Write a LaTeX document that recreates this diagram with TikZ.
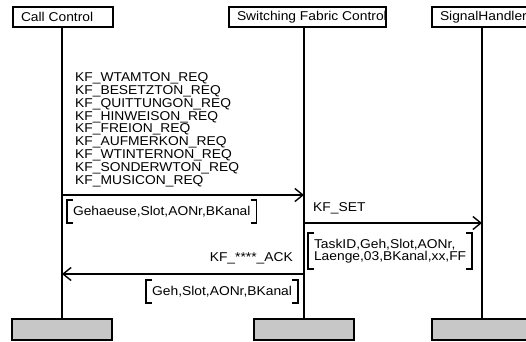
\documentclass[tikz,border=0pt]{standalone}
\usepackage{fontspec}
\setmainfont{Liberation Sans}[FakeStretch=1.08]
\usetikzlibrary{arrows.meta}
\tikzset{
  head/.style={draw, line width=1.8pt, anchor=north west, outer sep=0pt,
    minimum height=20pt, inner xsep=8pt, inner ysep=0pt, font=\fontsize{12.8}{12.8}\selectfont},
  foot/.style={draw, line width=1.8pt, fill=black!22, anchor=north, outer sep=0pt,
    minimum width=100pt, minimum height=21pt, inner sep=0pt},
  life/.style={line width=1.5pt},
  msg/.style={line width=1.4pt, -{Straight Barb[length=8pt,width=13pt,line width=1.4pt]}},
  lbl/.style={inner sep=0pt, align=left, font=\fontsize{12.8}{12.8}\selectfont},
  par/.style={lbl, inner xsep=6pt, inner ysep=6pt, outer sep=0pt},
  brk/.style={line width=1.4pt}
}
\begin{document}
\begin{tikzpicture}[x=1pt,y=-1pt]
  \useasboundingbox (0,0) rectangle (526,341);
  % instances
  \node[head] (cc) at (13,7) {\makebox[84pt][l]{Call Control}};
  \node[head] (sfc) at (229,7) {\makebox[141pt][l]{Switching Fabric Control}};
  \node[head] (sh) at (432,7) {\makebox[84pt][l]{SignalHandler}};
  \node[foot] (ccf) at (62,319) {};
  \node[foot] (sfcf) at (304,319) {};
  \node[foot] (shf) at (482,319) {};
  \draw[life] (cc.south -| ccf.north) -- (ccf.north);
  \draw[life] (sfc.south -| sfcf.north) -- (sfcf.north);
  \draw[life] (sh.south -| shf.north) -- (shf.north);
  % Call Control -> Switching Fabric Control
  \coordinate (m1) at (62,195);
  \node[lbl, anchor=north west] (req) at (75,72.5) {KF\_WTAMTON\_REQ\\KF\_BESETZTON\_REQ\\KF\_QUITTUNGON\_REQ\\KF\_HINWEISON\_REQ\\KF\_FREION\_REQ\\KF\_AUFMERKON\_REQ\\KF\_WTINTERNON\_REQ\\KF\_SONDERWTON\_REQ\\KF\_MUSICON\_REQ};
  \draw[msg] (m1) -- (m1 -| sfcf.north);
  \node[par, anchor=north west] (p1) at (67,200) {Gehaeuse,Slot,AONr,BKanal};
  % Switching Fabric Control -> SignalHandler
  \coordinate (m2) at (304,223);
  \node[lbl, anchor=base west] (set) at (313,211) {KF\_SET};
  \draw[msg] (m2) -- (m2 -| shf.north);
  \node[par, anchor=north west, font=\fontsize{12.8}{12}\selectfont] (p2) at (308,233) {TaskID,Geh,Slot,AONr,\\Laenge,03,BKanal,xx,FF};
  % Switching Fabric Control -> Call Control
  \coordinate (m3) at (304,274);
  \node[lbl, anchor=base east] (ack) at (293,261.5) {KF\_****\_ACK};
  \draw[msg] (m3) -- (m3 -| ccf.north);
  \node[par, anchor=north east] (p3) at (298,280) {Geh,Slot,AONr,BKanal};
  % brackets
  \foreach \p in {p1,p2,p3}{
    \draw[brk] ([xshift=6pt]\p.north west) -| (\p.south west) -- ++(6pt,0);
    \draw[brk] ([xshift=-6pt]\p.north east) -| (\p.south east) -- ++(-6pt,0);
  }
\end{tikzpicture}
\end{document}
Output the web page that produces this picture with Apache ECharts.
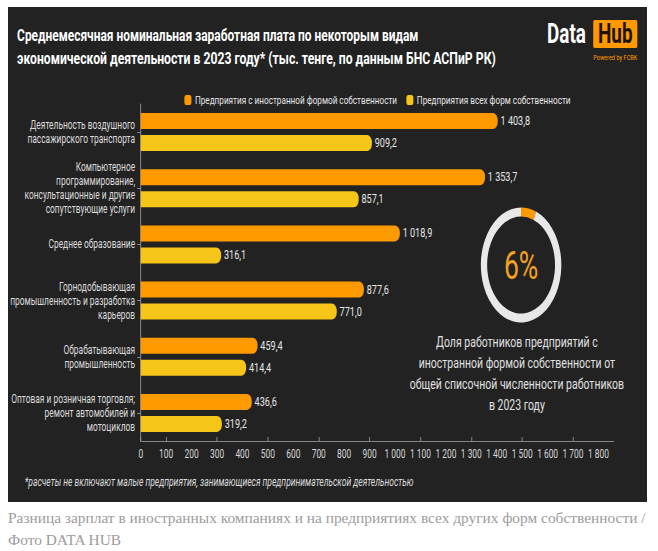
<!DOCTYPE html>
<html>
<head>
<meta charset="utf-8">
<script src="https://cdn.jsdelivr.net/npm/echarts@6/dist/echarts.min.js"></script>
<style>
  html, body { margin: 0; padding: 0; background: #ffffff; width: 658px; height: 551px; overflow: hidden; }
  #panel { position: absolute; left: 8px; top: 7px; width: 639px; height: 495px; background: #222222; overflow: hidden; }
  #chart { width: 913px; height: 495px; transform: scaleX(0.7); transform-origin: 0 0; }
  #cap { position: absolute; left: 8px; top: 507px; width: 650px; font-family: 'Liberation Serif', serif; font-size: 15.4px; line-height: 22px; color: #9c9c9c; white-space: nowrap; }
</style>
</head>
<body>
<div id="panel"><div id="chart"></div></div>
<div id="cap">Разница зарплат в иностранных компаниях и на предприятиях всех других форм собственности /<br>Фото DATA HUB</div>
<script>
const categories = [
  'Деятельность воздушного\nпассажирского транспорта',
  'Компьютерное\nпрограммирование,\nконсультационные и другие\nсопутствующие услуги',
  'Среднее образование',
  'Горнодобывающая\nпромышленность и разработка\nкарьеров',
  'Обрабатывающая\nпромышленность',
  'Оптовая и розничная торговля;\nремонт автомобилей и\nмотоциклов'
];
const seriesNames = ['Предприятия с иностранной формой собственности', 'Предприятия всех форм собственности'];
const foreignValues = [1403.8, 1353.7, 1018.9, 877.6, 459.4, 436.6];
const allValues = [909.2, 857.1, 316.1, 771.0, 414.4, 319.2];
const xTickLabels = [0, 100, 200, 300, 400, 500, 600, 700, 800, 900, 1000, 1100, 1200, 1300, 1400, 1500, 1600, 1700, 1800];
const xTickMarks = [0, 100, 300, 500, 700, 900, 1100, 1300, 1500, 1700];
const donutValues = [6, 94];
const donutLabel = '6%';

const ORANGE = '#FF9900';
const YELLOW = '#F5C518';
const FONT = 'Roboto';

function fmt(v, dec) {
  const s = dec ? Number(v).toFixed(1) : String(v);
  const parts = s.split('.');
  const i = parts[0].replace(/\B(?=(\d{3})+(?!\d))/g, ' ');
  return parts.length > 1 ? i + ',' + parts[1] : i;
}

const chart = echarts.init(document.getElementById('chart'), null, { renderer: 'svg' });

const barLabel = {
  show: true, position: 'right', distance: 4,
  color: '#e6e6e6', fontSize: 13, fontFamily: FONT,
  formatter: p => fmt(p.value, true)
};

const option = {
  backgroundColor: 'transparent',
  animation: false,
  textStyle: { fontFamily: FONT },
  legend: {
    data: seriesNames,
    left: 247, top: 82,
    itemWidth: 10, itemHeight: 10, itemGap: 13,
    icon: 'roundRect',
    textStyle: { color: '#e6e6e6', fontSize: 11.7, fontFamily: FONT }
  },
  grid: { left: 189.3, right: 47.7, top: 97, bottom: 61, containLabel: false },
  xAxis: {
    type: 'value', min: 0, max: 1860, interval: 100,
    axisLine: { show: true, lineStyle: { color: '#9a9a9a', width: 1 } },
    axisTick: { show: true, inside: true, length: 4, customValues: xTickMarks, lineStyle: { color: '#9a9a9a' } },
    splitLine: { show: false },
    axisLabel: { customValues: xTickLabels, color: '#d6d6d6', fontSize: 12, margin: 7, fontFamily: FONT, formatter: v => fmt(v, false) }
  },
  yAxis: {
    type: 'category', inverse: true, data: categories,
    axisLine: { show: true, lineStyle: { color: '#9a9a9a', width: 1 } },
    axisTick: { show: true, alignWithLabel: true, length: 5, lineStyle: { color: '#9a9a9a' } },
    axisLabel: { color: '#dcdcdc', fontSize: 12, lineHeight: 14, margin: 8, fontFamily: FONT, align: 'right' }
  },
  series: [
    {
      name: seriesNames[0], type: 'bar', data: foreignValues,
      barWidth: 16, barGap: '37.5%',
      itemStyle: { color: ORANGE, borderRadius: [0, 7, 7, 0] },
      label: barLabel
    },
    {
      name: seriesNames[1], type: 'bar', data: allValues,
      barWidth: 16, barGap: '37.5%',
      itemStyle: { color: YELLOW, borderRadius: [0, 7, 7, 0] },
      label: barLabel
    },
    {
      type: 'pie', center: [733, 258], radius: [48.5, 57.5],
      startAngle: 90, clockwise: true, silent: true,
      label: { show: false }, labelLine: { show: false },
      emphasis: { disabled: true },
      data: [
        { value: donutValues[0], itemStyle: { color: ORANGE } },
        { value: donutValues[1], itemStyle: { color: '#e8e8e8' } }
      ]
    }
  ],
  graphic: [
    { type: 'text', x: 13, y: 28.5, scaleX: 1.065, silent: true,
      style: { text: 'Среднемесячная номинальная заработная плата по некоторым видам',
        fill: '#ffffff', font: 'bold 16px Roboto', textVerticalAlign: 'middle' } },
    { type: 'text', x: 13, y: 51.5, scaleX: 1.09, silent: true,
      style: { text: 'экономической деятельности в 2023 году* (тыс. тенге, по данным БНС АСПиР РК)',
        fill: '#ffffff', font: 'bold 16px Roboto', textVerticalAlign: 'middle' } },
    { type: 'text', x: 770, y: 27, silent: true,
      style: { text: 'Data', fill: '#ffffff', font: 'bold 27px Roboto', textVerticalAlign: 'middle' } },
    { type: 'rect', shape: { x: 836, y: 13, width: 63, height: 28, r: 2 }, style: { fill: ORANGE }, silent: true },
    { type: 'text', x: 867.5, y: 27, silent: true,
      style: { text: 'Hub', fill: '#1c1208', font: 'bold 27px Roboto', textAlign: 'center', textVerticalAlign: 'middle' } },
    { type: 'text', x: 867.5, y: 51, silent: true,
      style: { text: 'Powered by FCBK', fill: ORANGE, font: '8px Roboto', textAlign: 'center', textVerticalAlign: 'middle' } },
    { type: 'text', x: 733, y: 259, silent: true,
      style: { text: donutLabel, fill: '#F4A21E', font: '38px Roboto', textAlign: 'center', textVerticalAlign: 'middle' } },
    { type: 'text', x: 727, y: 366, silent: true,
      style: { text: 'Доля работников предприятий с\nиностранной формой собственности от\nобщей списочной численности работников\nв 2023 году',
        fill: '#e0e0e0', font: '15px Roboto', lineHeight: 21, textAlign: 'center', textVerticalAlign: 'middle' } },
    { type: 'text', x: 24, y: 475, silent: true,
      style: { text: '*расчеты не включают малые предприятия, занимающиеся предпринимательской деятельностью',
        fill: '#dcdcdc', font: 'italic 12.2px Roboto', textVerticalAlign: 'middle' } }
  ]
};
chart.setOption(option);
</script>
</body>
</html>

● WRITTEN TASK: Where a line holds "that", copy it out.

● RESULT OF THIS EXERCISE:
Write a LaTeX document that recreates this diagram with TikZ.
Output the web page that produces this picture with Apache ECharts.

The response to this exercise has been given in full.